City, FPB also face big jumps
With an estimated $26 billion in unfunded liabilities, Kentucky Retirement Systems finds itself in a gaping hole. Climbing out of the hole will likely require the public pension system, which serves 364,000 government employees, to lean heavily on county agencies.
For Franklin County agencies, which already pay about $11.4 million annually into the two County Employees Retirement System (CERS) funds, that could mean a bill that jumps $4.4 million in the 2018-19 fiscal year alone, according to a State Journal analysis of county data and new KRS employer contribution estimates.
Franklin County Treasurer Susan Laurenson, who determines the contributions for Franklin County Fiscal Court, called that potential one-year hike “a big wow — a big, bad wow.” Laurenson estimated that the Franklin Fiscal Court alone, which includes the county fire department and sheriff’s office and as well as other elected officials, could face an increase of about $1 million.
The State Journal estimates that the City of Frankfort could face an even bigger $1.7 million increase, or 39 percent, and the Frankfort Plant Board could also face an increase of nearly $1 million, or 37 percent from current levels. County agencies overall face a 38 percent increase in contributions, according The State Journal’s analysis.
These increases come as a result of tightening KRS assumptions. Earlier this month, the KRS board of directors voted to change the estimated investment rate of return to a more conservative 6.25 percent from 7.5 percent for the two CERS funds. They also lowered their estimate for county payroll growth to 2 percent from 4 percent.

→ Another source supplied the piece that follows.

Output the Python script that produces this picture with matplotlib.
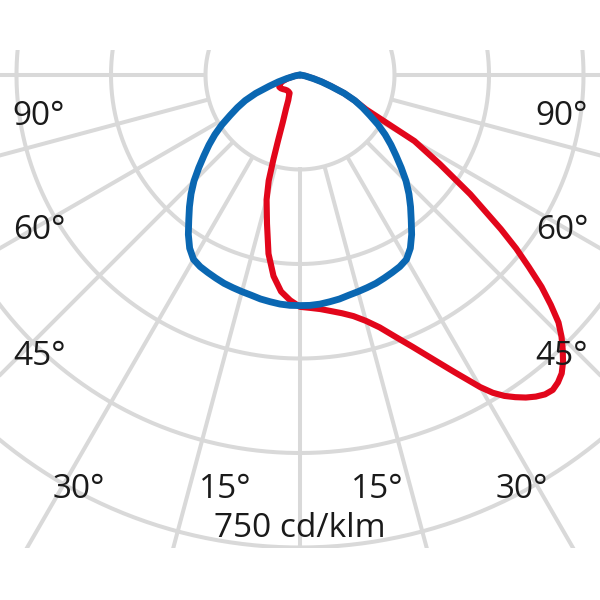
import numpy as np
import matplotlib.pyplot as plt
import matplotlib.patches as mpatches

plt.rcParams['font.family'] = ['Open Sans', 'DejaVu Sans']

# luminous intensity in cd/klm, angle in degrees from nadir
# C0-C180 plane (blue)
blue_angles = [-90, -85, -80, -75, -72.5, -70, -67.5, -65, -62.5, -60, -57.5, -55, -52.5, -50,
               -47.5, -45, -42.5, -40, -37.5, -35, -32.5, -30, -27.5, -25, -22.5, -20, -17.5,
               -15, -12.5, -10, -7.5, -5, -2.5, 0, 2.5, 5, 7.5, 10, 12.5, 15, 17.5, 20, 22.5,
               25, 27.5, 30, 32.5, 35, 37.5, 40, 42.5, 45, 47.5, 50, 52.5, 55, 57.5, 60, 62.5,
               65, 67.5, 70, 72.5, 75, 80, 85, 90]
blue_values = [0, 2, 8, 22, 36, 52, 76, 96, 112, 128, 147, 165, 182, 199,
               218, 238, 256, 273, 290, 309, 326, 338, 343, 346, 349, 352, 354,
               356, 358, 361, 363, 365, 366, 366, 366, 365, 363, 361, 358, 356, 354, 352, 349,
               346, 343, 338, 326, 309, 290, 273, 256, 238, 218, 199, 182, 165, 147, 128, 112,
               96, 76, 52, 36, 22, 8, 2, 0]

# C90-C270 plane (red)
red_angles = [-90, -80, -75, -70, -65, -60, -55, -50, -45, -40, -35, -30, -27.5, -25, -22.5, -20,
              -18.5, -17.5, -16.5, -15, -12.5, -10, -7.5, -5, -2.5, 0, 2.5, 5, 7.5, 10, 12.5, 15,
              17.5, 20, 22.5, 25, 27.5, 30, 31.25, 32.5, 33.75, 35, 36.25, 37.5, 38.75, 40,
              41.25, 42.5, 43.75, 45, 46.25, 47.5, 48.75, 50, 51.25, 52.5, 55, 57.5, 60, 61,
              62.5, 65, 67.5, 70, 72.5, 75, 80, 85, 90]
red_values = [0, 8, 20, 30, 36, 38, 37, 35, 33, 32, 32, 33, 38, 44, 58, 80,
              110, 140, 175, 205, 242, 288, 322, 345, 358, 368, 370, 373, 378, 384, 392, 404,
              420, 442, 467, 497, 532, 572, 590, 604, 615, 625, 633, 639, 641, 637,
              630, 618, 603, 587, 568, 540, 510, 474, 440, 402, 330, 263, 210, 160,
              118, 96, 76, 53, 37, 23, 9, 2, 0]

ring_values = [150, 300, 450, 600, 750]
spoke_angles = [-90, -75, -60, -45, -30, -15, 0, 15, 30, 45, 60, 75, 90]

side_labels = ['90°', '60°', '45°']
bottom_labels = ['30°', '15°', '15°', '30°']
scale_label = '750 cd/klm'

grey = '#d9d9d9'
blue = '#0a67b2'
red = '#e2061b'

fig = plt.figure(figsize=(6, 6), dpi=100)

# polar axes centred at pixel (300, 75) from top, 150 cd/klm = 94.5 px
rmax = 1000
rpix = rmax * 94.5 / 150
cx, cy = 300, 600 - 75
ax = fig.add_axes([(cx - rpix) / 600, (cy - rpix) / 600, 2 * rpix / 600, 2 * rpix / 600],
                  projection='polar')
ax.set_theta_zero_location('S')
ax.set_theta_direction(1)
ax.set_rlim(0, rmax)
ax.set_axis_off()

clip = mpatches.Rectangle((0, 52 / 600), 1, 498 / 600, transform=fig.transFigure,
                          facecolor='none', edgecolor='none')
fig.add_artist(clip)

full = np.linspace(0, 2 * np.pi, 721)
for r in ring_values:
    ln, = ax.plot(full, np.full_like(full, r), color=grey, lw=2.9, zorder=1)
    ln.set_clip_path(clip)
for a in spoke_angles:
    t = np.deg2rad(a)
    ln, = ax.plot([t, t], [ring_values[0], rmax], color=grey, lw=2.9, zorder=1,
                  solid_capstyle='butt')
    ln.set_clip_path(clip)

ax.plot(np.deg2rad(red_angles), red_values, color=red, lw=4.4, zorder=3,
        solid_joinstyle='round', solid_capstyle='round')
ax.plot(np.deg2rad(blue_angles), blue_values, color=blue, lw=4.9, zorder=4,
        solid_joinstyle='round', solid_capstyle='round')

fs = 24
side_y = [125, 239, 365]
for lab, y in zip(side_labels, side_y):
    fig.text(39 / 600, 1 - y / 600, lab, ha='center', va='baseline', fontsize=fs, color='#1a1a1a')
    fig.text(562 / 600, 1 - y / 600, lab, ha='center', va='baseline', fontsize=fs, color='#1a1a1a')
for lab, x in zip(bottom_labels, [79, 225, 377, 522]):
    fig.text(x / 600, 1 - 498 / 600, lab, ha='center', va='baseline', fontsize=fs, color='#1a1a1a')
fig.text(300 / 600, 1 - 537 / 600, scale_label, ha='center', va='baseline', fontsize=fs,
         color='#1a1a1a')

fig.savefig('out.png', dpi=100)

With less cash expected to come in from investment returns and growing payrolls, actuaries will have to ask local government employers like Franklin County Fiscal Court and the City of Frankfort to pay more. According to slides that KRS presented to its board members this month, county employers will likely have to contribute 26.4 percent of what they pay non-hazardous employees to the CERS Non-Hazardous fund and 44.2 percent of what they pay hazardous employees (police and firefighters) to the CERS Hazardous fund in the next fiscal year.
Contribution rates for the current fiscal year are 19.2 percent of non-hazardous payroll and 31.6 percent of hazardous payroll. The contribution rates for the 2018-19 fiscal year won’t be officially set until the board’s next meeting in September.
“There will be a reluctance to hire additional staff and there will be a closer look at not hiring and using attrition so those additional dollars can be freed up to fund the contributions,” said City Commissioner Robert Roach, who noted that the city’s relatively strong financial position could actually end up helping it in the long run compared to other cities as the pension crisis continues.
Roach is waiting on the results of Gov. Matt Bevin’s planned special legislative session to address pension and tax reform, which could involve splitting the better-funded county pension funds from KRS. Some fear, however, that Bevin’s solution might include decreasing benefits to retirees. Indeed, at the last KRS board meeting, Jim Waters, president of the Bluegrass Institute, a conservative think tank, urged members during a public comment period not to “retroactively fund benefit enhancements.”
Such fears have already created some turmoil here in Franklin County. Last week, Frankfort Fire Chief Eddie Slone and three senior members of the Frankfort Police Department resigned, all citing concerns about possible changes to their retirement plans.
Seeking to quell fears, KRS says it hasn’t yet seen any noticeable spike in retirements. In June, 636 members filed retirement paperwork, compared to 575 in the same month the year before.
KRS interim Executive Director David Eager told The State Journal that he has been receiving calls from concerned KRS members with increasing frequency. He just points them to laws that describe their benefits as an “inviolable contract.”
“Anyone in Tier 1 and Tier 2 is going to get their benefit,” said Eager, referring to members who entered the system before Sept. 1, 2008, and members who entered between then and the end of 2013, respectively.
On Thursday, KRS published a statement on its website titled “Rumors about Benefit Changes.” “Rumors are just that: rumors, and not facts,” the statement reads. “If something affecting the benefits administered by Kentucky Retirement Systems is confirmed, we will inform you via this website and KRS social media outlets, such as Facebook and Twitter.”
Eager, who has expressed interest in taking over as full-time executive director of KRS, pointed to Bevin’s statements urging legislators to keep their promises to retirees. To alleviate pressure on county agencies, Eager also suggested a future solution to KRS’ unfunded liabilities may include a fixed contribution rather than an amount that is a share of payroll.
“This is the biggest problem the state has ever had — the biggest fiscal problem,” said Eager of the pension crisis. “There’s no question.”